AMD Radeon RDNA2 Navi (RX 6500, 6600, 6700, 6800, 6900 XT)

AMD’s Budget RDNA2 For Workstation Solution: Radeon Pro W6400 Review – Techgage
March 21, 2022
In this article, we’re taking a look at the third Radeon Pro GPU of the current generation to drop: W6400. For a multitude of reasons, this card is pretty interesting. Catering to the low-end part of the professional market, the W6400 has only 4GB of memory, no need for a power connector, and can be used either as a normal sized or low-profile card – the latter of which would be ideal for small form-factor PCs.
 
After the critically acclaimed RX 6500 XT blockbuster, AMD is ready to capitalize on the immense sympathy generated by their last RDNA2 family member with "RX 6500XT the revenge", aka RX 6400 XT.
To be fair, it's a RX 6400 (not XT).
FWIW, I think this could be a far better product than the RX 6500 XT. Navi 24 is cut down to the max, and then the 6500 XT goes in the opposite direction (with super high clock speeds, both on core and memory, sacrificing efficiency, increasing costs, with IHVs doing silly things like big triple fan coolers) to somehow try to make it look like a true gaming graphic card (which the chip is simply not designed for). The RX 6400 OTOH seems far more reasonable as long as you accept it's just an entry level graphic card (basically the successor to the RX 550 or maybe 560), and as long as it has an according price tag (meaning closer to 100$ than 200$).
 
Gaming is seen more serious these days…. Consoles going for 599, games 70 to 80 dollars each, expensive TV’s, vr gear, theres clearly a large market for a 1000 dollar gpu so why wouldnt amd? (And nvidia intel etc).
The positive thing is, you dont have to buy it, a 6800 or 3070 etc is going to offer alot of performance too. Even 3060Ti class gpus do very well.
 
In case of 6900XT specifically the bump from 6800XT price doesn't net you much in terms of product capabilities.
Exactly, a 1000$ GPU should be able to play games at max settings, in dozens of RT games the 6900XT would be relegated to a 3070 or below level of performance, in that case the user would better be served by a 3080Ti. Consequently, the future proofing aspect of the 6900XT looks pretty weak.
 
Well, looks like there still were people willing to pay 1k USD for the 6900 XT as it's sold out now at the AMD site. It was still in stock when I went to bed last night, so it took a fair bit of time compared to just a few weeks ago.

Regards,
SB
 
Exactly, a 1000$ GPU should be able to play games at max settings, in dozens of RT games the 6900XT would be relegated to a 3070 or below level of performance, in that case the user would better be served by a 3080Ti. Consequently, the future proofing aspect of the 6900XT looks pretty weak.
Well, it looks like AMD designed Navi 21, originally, as a "1440p" card, to compete with 3070. Then 3080 "disappointed" with its performance and so AMD got a break and raised the price of the entire Navi 2x range :mrgreen:
 
Well, it looks like AMD designed Navi 21, originally, as a "1440p" card, to compete with 3070. Then 3080 "disappointed" with its performance and so AMD got a break and raised the price of the entire Navi 2x range :mrgreen:
Navi 21 cards were launched at considerably higher retail prices than these of GA102 cards which points to an exact opposite situation here.
 
Navi 21 cards were launched at considerably higher retail prices than these of GA102 cards which points to an exact opposite situation here.

Hence the ...

Then 3080 "disappointed" with its performance and so AMD got a break and raised the price of the entire Navi 2x range :mrgreen:

Basically the 3080 was less performant than AMD was expecting so they took that opportunity to increase the price to align with the 3080 instead of aligning them with the price of the 3070.

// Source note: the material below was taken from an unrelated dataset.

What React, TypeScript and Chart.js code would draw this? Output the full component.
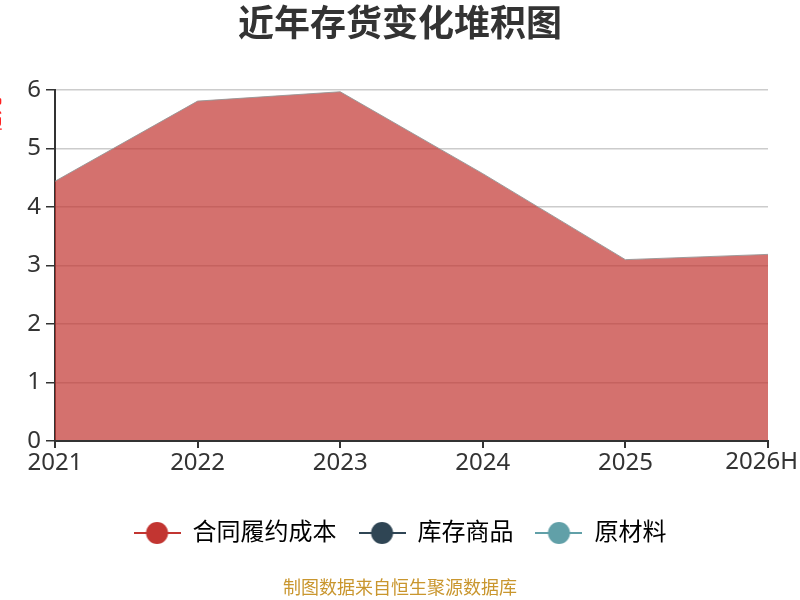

The implication being that Navi 21 was predicted to compete more favorably with the 3070 during the design phase, but after the 3080 results came out they realized that they could compete with the 3080.

Obviously in non-RT workloads.

Regards,
SB
 
Basically the 3080 was less performant than AMD was expecting so they took that opportunity to increase the price of all cards in the product stack to align with the 3080 instead of aligning them with the price of the 3070.
Again, Navi 21 cards launched at considerably higher prices than these of GA102 cards. Not GA104 which is what 3070 is using but GA102. This points to AMD actually underestimating the perf/price of GA102 and ending up with products which where - initially at least - not competitive with GA102.